** START **

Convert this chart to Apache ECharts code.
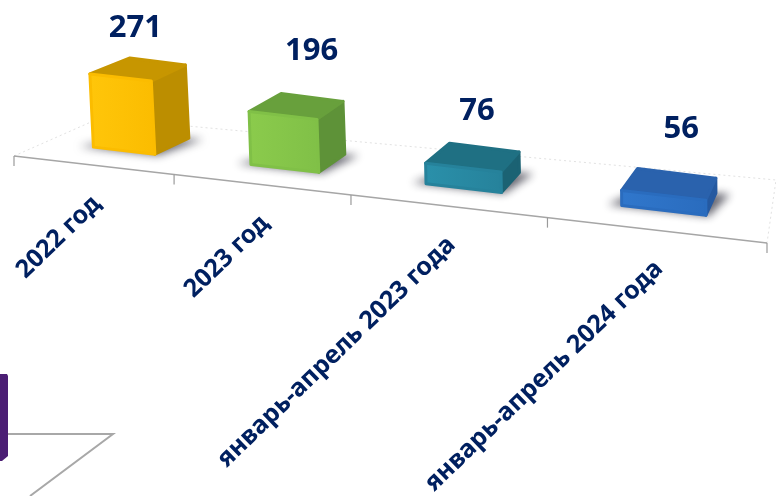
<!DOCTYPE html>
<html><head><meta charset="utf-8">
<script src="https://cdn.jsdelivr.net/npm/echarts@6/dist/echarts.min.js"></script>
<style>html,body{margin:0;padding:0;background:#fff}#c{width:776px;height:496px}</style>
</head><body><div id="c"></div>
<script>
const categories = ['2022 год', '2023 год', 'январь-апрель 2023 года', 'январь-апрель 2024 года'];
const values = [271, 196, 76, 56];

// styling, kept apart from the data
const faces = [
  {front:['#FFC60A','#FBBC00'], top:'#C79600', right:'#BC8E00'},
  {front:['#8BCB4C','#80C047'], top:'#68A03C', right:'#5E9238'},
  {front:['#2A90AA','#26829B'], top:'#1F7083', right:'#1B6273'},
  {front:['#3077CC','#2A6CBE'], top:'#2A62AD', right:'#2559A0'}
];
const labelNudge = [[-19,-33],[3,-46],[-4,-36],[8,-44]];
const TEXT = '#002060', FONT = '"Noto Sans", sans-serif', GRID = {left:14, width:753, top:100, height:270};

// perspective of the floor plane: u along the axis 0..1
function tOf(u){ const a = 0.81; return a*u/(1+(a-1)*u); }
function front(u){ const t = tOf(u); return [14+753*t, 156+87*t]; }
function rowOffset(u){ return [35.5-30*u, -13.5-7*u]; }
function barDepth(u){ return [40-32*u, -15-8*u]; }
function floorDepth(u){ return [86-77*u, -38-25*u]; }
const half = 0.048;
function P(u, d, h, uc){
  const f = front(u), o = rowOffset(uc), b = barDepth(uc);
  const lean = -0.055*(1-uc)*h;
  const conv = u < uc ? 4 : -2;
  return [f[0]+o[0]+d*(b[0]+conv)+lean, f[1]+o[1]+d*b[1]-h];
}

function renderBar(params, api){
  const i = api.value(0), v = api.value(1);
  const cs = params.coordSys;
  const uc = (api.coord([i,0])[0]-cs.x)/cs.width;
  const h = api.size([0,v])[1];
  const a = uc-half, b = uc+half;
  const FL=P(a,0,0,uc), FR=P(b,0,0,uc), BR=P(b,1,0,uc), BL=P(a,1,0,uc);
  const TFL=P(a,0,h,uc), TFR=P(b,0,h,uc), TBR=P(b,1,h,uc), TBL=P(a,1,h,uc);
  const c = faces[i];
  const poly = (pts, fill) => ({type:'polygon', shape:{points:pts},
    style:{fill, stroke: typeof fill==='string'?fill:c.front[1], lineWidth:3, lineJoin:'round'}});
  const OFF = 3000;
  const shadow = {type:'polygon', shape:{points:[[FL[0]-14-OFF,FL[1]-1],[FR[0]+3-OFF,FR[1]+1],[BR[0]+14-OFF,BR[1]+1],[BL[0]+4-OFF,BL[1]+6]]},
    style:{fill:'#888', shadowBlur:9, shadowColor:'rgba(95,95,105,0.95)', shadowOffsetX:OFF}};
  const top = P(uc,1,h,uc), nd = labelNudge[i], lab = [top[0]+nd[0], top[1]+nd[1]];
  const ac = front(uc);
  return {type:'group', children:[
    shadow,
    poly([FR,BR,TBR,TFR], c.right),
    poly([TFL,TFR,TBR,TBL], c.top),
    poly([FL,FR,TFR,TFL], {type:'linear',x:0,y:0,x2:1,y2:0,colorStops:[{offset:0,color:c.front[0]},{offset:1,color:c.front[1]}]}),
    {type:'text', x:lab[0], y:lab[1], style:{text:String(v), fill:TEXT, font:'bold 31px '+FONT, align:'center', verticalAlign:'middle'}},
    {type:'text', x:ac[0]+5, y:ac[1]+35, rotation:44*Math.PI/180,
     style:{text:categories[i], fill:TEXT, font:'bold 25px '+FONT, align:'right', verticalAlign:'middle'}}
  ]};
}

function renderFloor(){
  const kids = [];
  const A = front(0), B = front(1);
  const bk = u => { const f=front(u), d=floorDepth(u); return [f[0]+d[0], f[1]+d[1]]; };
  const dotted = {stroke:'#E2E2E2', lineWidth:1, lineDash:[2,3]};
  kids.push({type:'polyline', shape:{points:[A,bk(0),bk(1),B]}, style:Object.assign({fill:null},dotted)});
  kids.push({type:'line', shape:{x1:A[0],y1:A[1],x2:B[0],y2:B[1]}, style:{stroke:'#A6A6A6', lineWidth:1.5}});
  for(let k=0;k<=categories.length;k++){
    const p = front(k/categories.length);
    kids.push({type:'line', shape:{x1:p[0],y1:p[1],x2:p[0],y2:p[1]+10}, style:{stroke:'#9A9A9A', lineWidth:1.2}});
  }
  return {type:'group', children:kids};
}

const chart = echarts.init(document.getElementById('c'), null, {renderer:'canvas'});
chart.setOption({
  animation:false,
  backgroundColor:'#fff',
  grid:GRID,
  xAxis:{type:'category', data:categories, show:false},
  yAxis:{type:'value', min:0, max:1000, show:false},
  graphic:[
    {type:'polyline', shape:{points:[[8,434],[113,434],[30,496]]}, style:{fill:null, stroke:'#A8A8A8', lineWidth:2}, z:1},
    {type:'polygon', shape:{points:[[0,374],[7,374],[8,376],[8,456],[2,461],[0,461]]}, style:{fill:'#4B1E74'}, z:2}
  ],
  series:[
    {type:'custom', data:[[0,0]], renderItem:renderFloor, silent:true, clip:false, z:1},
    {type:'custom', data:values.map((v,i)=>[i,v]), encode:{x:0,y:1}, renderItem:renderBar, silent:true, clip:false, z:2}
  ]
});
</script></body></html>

** END **
** START **

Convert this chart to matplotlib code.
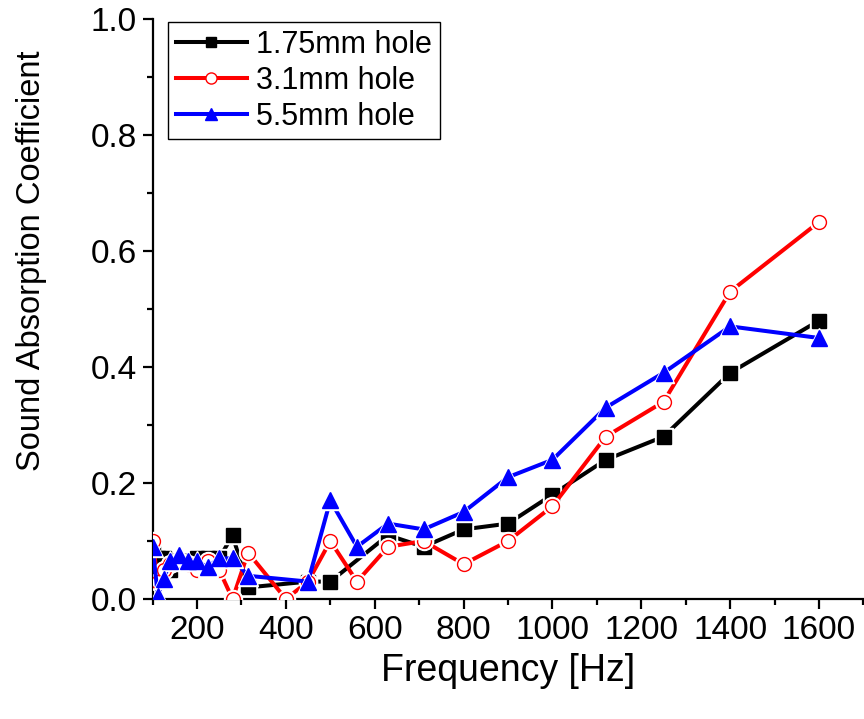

** END **

Pick out each line in the material containing "this".

Convert this chart to Apache ECharts code.
Convert this chart to matplotlib code.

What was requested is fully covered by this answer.